Libyan Takes Helm of U.N. General Assembly

September 16, 2009 - 7:09 AM
Veteran Libyan diplomat Ali Treki took the helm of the U.N. General Assembly, calling for stepped up efforts to achieve Mideast peace, close the widening gap between rich and poor, and eliminate nuclear weapons.
United Nations (AP) - Veteran Libyan diplomat Ali Treki took the helm of the U.N. General Assembly, calling for stepped up efforts to achieve Mideast peace, close the widening gap between rich and poor, and eliminate nuclear weapons.
 
In his address Tuesday to the opening of the assembly's 64th session, the former foreign minister and U.N. ambassador also called on all 192 member states to take part in the search for solutions to the global economic crisis, to address the roots of terrorism and keep working to reform the United Nations.
 
"We must put an end to wars and to their causes and consequences," Treki said. "Dialogue and mutual understanding are the way to resolve our problems.
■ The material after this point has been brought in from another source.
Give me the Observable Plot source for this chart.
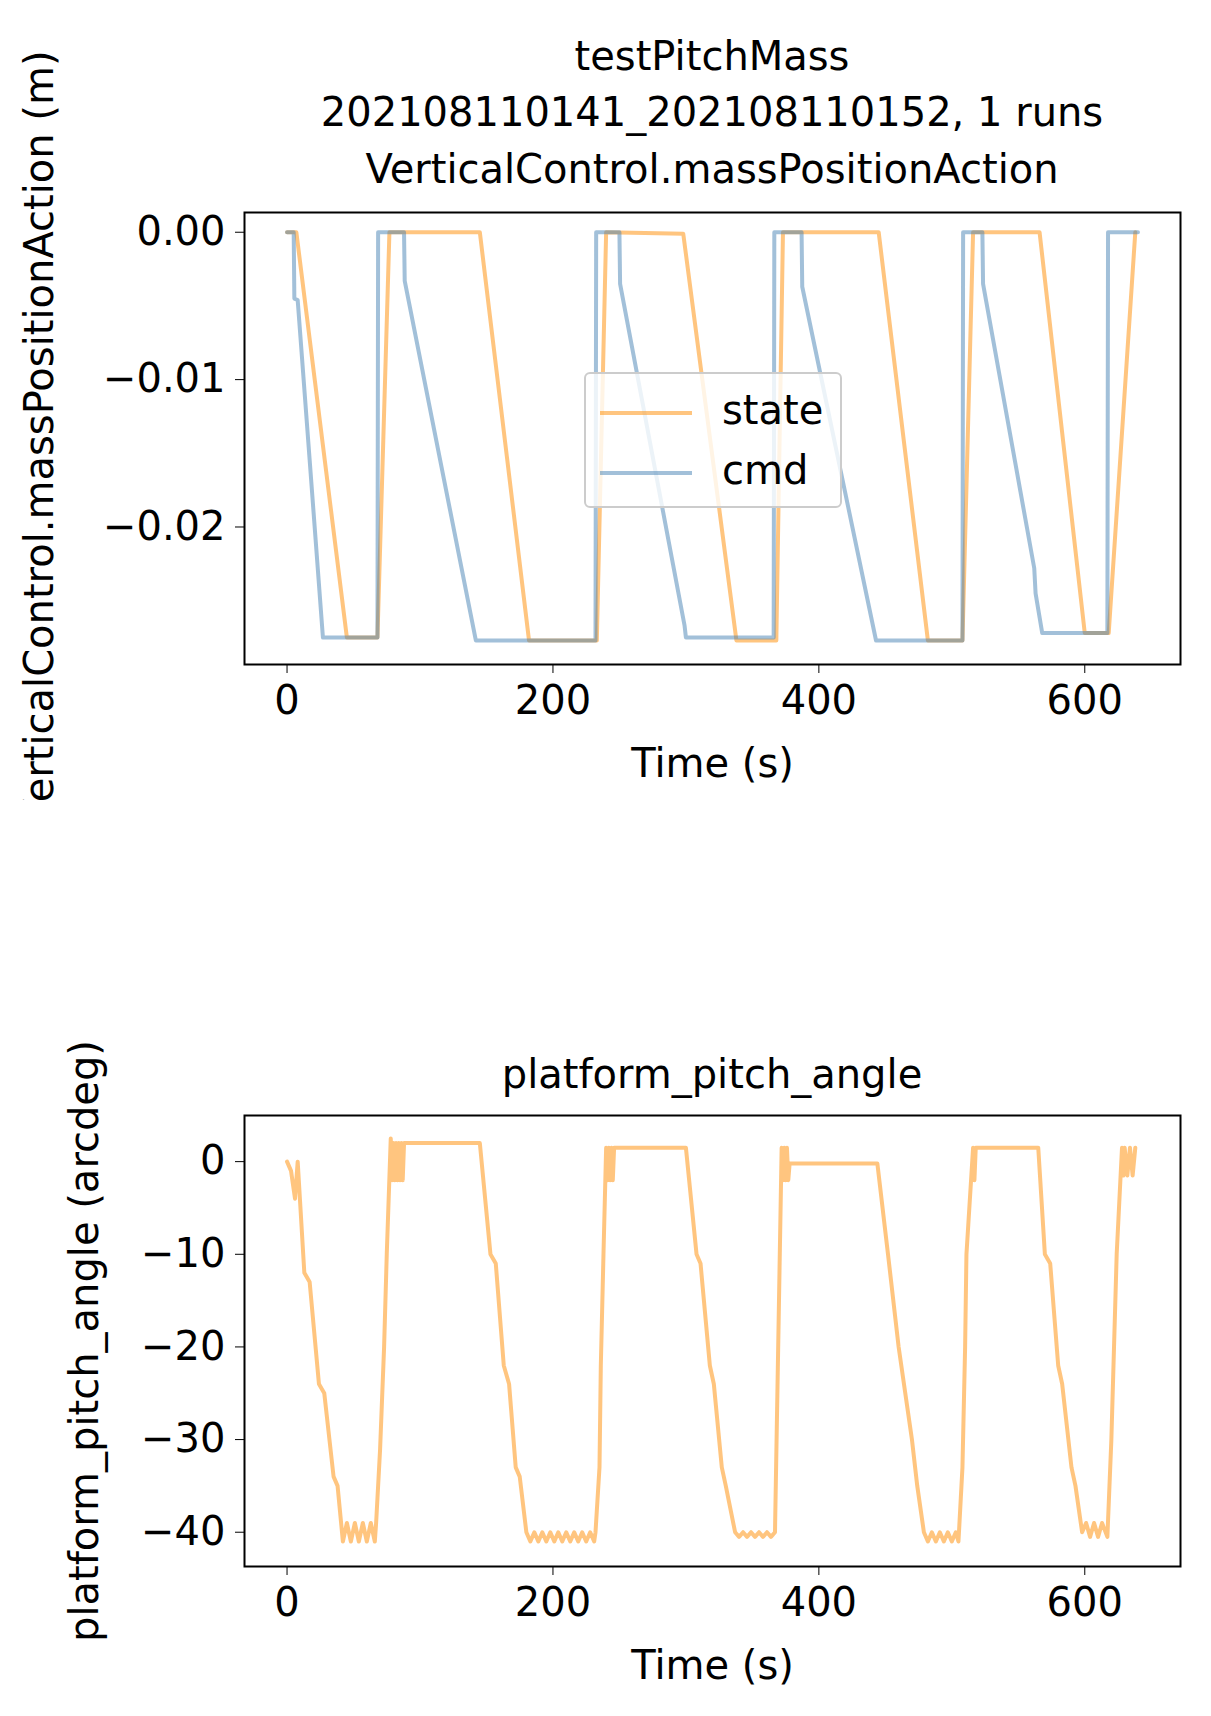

Embargoes and blockades are fruitless: they exacerbate antagonism and rebellion, while undermining respect for the international community."
 
The year-long presidency of the General Assembly rotates by region and Treki, who is currently Libya's minister of African Union affairs, was elected in June. He said the current session, which ends in September 2010, will focus on efforts to achieve U.N. development goals, including cutting extreme poverty by half and ensuring universal primary education by 2015, on achieving peace and security, and on promoting a dialogue among civilizations.
 
Despite efforts to combat poverty, Treki said, "the poor are becoming poorer and the rich are becoming richer, most often at the expense of the poor and by exploiting the resources with which they are endowed."
 
He said two "fundamental conditions for the swift realization of peace and security" in the Middle East are Palestinian independence and the right of its people to return to their land, he said.
 
Treki called on Israel to halt settlement construction.
 
"The removal of illegal and illegitimate settlements would help to achieve security and a just peace," he said.
 
While the General Assembly opened its new session Tuesday, the main event begins Sept. 23 when world leaders attend the opening of the annual ministerial session. This year, Libyan leader Moammar Gadhafi will be attending for the first time, as will U.S. President Barack Obama and Russian President Dmitry Medvedev.
 
In addition to the presidency of the new General Assembly session, Libya also has a non-permanent seat on the Security Council. The U.S. holds the council presidency this month and Obama is chairing a summit meeting Sept. 24 on nonproliferation and disarmament -- an issue which resonates with Libya.
 
Gadhafi ended years of Libya's international isolation in 2003 when he renounced terrorism and gave up efforts to develop nuclear weapons. The same year, Libya accepted responsibility for the 1988 Pan Am airplane bombing over Lockerbie, Scotland, that killed 270 people.
 
Treki called on the General Assembly to address the roots of terrorism "and take a close look at its causes and contributing factors," noting that despite U.N. efforts and resolutions "terrorism continues to grow and spread."
 
The assembly must also "shoulder responsibility and work not only towards nonproliferation and elimination of nuclear weapons but also towards the elimination of other weapons of mass destruction," he said.
 
Treki's speech was far more moderate than Monday's final address by the outgoing General Assembly president, Miguel D'Escoto Brockmann, a Roman Catholic priest from Nicaragua with openly leftist views.
 
Brockmann warned that "the egoism, individualism, greed and exclusive national interests that characterize and drive human behavior today can lead only to the extinction of our species." He accused unnamed permanent members of the Security Council of thinking "they can act according to the law of the jungle" and do whatever they want with absolute impunity. And he said the time to reform the U.N. was past and it is now time "to reinvent it" to ensure equality of member states.